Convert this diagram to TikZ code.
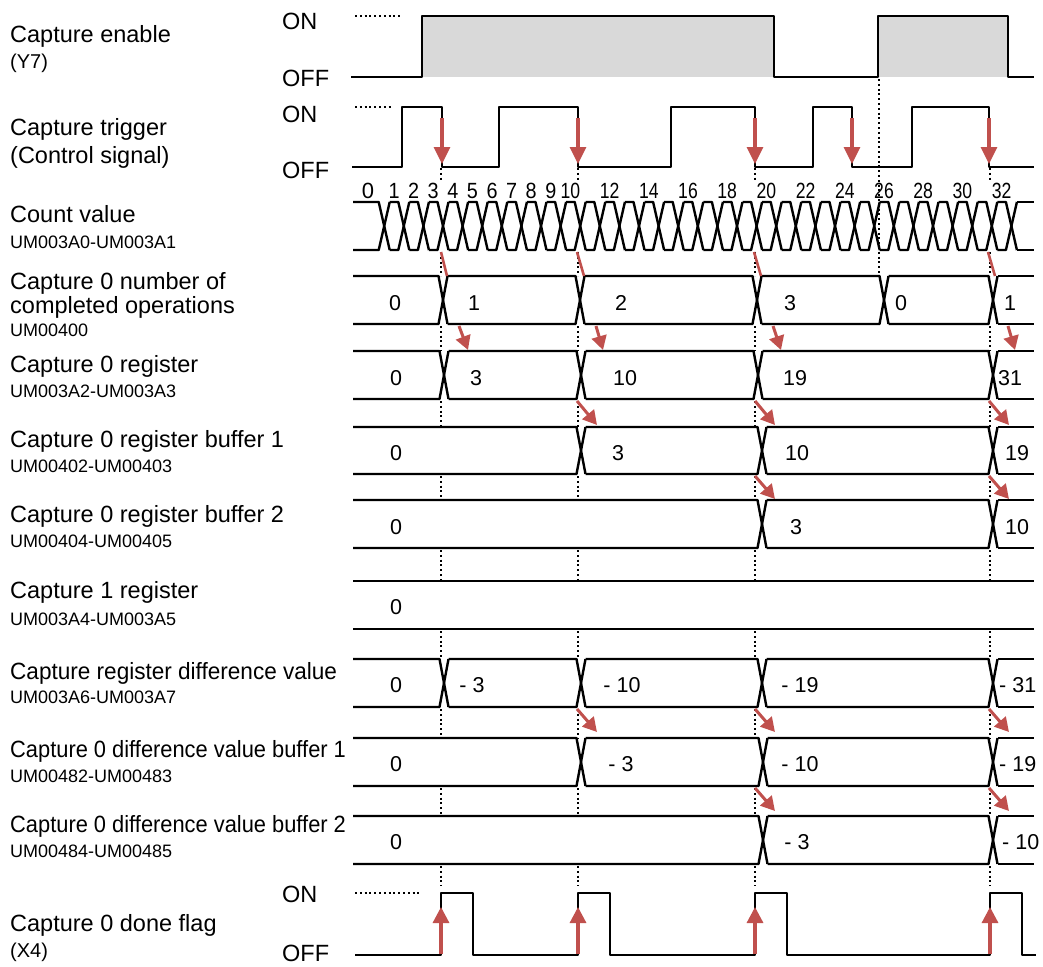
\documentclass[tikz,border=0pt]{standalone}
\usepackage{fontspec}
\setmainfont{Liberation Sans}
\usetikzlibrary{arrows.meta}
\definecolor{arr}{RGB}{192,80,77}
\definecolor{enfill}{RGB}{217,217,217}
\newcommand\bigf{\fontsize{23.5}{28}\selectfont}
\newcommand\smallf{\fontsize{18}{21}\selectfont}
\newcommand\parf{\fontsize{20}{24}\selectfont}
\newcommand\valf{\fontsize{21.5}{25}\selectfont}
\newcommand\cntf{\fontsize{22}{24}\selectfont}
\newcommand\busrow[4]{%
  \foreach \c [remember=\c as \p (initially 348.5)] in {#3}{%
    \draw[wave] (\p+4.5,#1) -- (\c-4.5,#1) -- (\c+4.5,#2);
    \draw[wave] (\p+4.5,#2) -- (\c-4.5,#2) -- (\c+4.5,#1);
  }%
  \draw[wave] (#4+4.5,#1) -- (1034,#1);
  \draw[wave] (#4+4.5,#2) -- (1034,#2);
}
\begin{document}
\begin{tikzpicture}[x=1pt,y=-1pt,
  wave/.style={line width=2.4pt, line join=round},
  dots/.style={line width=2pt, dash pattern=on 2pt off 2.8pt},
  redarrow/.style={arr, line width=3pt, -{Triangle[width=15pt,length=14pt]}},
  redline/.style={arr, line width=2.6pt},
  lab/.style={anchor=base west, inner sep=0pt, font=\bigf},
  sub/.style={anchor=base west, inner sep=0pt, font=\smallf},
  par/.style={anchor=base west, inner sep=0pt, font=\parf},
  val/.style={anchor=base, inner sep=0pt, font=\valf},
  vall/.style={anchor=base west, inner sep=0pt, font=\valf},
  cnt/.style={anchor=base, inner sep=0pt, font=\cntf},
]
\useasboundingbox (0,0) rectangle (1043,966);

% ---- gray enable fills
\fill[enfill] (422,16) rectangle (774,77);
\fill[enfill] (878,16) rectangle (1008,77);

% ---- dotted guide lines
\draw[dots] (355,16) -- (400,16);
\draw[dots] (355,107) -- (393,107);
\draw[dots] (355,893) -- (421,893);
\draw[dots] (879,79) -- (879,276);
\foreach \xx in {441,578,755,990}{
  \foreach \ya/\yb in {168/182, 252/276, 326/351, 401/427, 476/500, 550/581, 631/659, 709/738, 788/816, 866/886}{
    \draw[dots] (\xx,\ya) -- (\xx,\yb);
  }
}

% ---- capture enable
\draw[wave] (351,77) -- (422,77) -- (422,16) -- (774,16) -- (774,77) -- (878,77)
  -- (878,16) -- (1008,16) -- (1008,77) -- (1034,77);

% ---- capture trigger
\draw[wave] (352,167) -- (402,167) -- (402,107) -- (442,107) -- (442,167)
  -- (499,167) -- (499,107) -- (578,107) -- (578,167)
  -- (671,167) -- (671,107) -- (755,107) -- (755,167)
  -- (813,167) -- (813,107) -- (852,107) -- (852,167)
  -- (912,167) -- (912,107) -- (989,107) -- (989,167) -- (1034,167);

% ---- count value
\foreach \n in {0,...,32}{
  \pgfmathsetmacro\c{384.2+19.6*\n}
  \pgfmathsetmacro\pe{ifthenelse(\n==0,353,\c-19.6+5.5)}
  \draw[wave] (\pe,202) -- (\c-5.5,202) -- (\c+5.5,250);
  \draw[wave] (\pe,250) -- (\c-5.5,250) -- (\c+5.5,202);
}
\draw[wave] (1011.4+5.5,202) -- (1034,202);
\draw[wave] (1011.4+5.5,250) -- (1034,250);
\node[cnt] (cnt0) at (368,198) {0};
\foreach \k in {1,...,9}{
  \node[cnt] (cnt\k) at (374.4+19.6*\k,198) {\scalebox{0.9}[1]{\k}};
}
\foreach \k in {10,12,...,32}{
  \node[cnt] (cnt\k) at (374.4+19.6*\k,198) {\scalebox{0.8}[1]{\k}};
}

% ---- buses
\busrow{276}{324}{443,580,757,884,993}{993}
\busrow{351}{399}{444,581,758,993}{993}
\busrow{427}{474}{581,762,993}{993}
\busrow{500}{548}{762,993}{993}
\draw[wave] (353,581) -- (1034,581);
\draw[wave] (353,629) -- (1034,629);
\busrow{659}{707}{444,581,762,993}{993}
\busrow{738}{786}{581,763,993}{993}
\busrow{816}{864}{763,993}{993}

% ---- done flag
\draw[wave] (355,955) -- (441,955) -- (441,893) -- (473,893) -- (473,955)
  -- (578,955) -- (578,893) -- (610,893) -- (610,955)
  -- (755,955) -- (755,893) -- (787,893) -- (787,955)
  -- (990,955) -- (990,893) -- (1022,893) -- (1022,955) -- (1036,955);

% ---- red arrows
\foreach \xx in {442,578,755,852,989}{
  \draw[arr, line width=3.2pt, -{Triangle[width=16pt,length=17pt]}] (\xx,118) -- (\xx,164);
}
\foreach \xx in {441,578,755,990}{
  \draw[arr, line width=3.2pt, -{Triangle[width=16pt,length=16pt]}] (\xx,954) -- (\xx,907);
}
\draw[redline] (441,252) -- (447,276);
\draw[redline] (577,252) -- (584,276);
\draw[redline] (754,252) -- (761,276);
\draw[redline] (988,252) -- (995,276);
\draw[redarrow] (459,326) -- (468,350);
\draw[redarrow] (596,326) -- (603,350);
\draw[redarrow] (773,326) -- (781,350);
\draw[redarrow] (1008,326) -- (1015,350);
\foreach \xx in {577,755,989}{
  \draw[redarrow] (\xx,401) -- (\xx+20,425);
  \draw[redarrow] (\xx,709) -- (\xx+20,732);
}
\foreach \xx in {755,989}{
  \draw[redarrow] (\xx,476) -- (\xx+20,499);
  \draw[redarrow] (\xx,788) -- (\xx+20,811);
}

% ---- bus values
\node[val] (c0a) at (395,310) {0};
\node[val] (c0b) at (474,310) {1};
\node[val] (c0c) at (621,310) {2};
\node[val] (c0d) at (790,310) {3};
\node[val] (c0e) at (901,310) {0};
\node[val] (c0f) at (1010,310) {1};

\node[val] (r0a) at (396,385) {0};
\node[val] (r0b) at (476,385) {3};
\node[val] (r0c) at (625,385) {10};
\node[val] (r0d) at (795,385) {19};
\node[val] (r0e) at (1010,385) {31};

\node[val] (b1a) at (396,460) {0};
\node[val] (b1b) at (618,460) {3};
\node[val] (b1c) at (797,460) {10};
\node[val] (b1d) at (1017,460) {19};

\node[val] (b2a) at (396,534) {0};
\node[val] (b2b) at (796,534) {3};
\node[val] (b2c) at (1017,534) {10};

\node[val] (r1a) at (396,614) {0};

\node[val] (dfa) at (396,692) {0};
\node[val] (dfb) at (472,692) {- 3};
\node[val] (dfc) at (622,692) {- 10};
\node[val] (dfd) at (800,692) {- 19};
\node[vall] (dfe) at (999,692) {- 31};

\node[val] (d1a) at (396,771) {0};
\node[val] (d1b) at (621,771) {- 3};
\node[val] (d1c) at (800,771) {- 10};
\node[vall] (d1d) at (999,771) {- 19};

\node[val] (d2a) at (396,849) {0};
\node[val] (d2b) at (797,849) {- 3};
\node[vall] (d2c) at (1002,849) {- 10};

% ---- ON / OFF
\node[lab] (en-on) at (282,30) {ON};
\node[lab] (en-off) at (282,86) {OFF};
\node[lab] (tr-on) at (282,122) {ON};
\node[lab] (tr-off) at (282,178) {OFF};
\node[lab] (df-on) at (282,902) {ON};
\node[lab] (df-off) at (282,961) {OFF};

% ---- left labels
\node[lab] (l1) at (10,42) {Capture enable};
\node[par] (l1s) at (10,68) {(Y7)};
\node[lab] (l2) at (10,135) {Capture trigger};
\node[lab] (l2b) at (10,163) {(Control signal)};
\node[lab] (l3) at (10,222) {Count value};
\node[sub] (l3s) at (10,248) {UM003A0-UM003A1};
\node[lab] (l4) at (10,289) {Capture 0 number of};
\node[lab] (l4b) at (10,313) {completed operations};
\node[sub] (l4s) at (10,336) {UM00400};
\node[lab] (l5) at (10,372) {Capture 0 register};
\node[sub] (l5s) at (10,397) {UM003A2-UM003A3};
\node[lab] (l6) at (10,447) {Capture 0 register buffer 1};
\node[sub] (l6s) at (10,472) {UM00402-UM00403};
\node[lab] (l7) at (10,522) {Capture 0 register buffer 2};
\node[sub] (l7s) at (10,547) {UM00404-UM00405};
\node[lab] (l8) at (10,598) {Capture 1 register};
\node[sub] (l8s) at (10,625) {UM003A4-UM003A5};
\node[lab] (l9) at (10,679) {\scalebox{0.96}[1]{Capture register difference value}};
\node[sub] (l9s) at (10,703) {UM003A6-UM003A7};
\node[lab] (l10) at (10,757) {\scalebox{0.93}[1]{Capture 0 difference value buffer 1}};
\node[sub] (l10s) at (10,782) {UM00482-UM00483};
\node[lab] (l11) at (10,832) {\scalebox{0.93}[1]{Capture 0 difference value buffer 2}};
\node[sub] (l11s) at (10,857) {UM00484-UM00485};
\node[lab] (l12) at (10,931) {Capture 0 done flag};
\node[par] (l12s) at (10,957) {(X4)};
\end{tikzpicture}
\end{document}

#### CHALLENGE:
Please restate the material above line by line, exactly, beginning at its first line and ending with the line that contains "-- (878,16) -- (1008,16)", without any pictures.

#### RESPONSE TO THIS TASK:
Convert this diagram to TikZ code.
\documentclass[tikz,border=0pt]{standalone}
\usepackage{fontspec}
\setmainfont{Liberation Sans}
\usetikzlibrary{arrows.meta}
\definecolor{arr}{RGB}{192,80,77}
\definecolor{enfill}{RGB}{217,217,217}
\newcommand\bigf{\fontsize{23.5}{28}\selectfont}
\newcommand\smallf{\fontsize{18}{21}\selectfont}
\newcommand\parf{\fontsize{20}{24}\selectfont}
\newcommand\valf{\fontsize{21.5}{25}\selectfont}
\newcommand\cntf{\fontsize{22}{24}\selectfont}
\newcommand\busrow[4]{%
  \foreach \c [remember=\c as \p (initially 348.5)] in {#3}{%
    \draw[wave] (\p+4.5,#1) -- (\c-4.5,#1) -- (\c+4.5,#2);
    \draw[wave] (\p+4.5,#2) -- (\c-4.5,#2) -- (\c+4.5,#1);
  }%
  \draw[wave] (#4+4.5,#1) -- (1034,#1);
  \draw[wave] (#4+4.5,#2) -- (1034,#2);
}
\begin{document}
\begin{tikzpicture}[x=1pt,y=-1pt,
  wave/.style={line width=2.4pt, line join=round},
  dots/.style={line width=2pt, dash pattern=on 2pt off 2.8pt},
  redarrow/.style={arr, line width=3pt, -{Triangle[width=15pt,length=14pt]}},
  redline/.style={arr, line width=2.6pt},
  lab/.style={anchor=base west, inner sep=0pt, font=\bigf},
  sub/.style={anchor=base west, inner sep=0pt, font=\smallf},
  par/.style={anchor=base west, inner sep=0pt, font=\parf},
  val/.style={anchor=base, inner sep=0pt, font=\valf},
  vall/.style={anchor=base west, inner sep=0pt, font=\valf},
  cnt/.style={anchor=base, inner sep=0pt, font=\cntf},
]
\useasboundingbox (0,0) rectangle (1043,966);

% ---- gray enable fills
\fill[enfill] (422,16) rectangle (774,77);
\fill[enfill] (878,16) rectangle (1008,77);

% ---- dotted guide lines
\draw[dots] (355,16) -- (400,16);
\draw[dots] (355,107) -- (393,107);
\draw[dots] (355,893) -- (421,893);
\draw[dots] (879,79) -- (879,276);
\foreach \xx in {441,578,755,990}{
  \foreach \ya/\yb in {168/182, 252/276, 326/351, 401/427, 476/500, 550/581, 631/659, 709/738, 788/816, 866/886}{
    \draw[dots] (\xx,\ya) -- (\xx,\yb);
  }
}

% ---- capture enable
\draw[wave] (351,77) -- (422,77) -- (422,16) -- (774,16) -- (774,77) -- (878,77)
  -- (878,16) -- (1008,16) -- (1008,77) -- (1034,77);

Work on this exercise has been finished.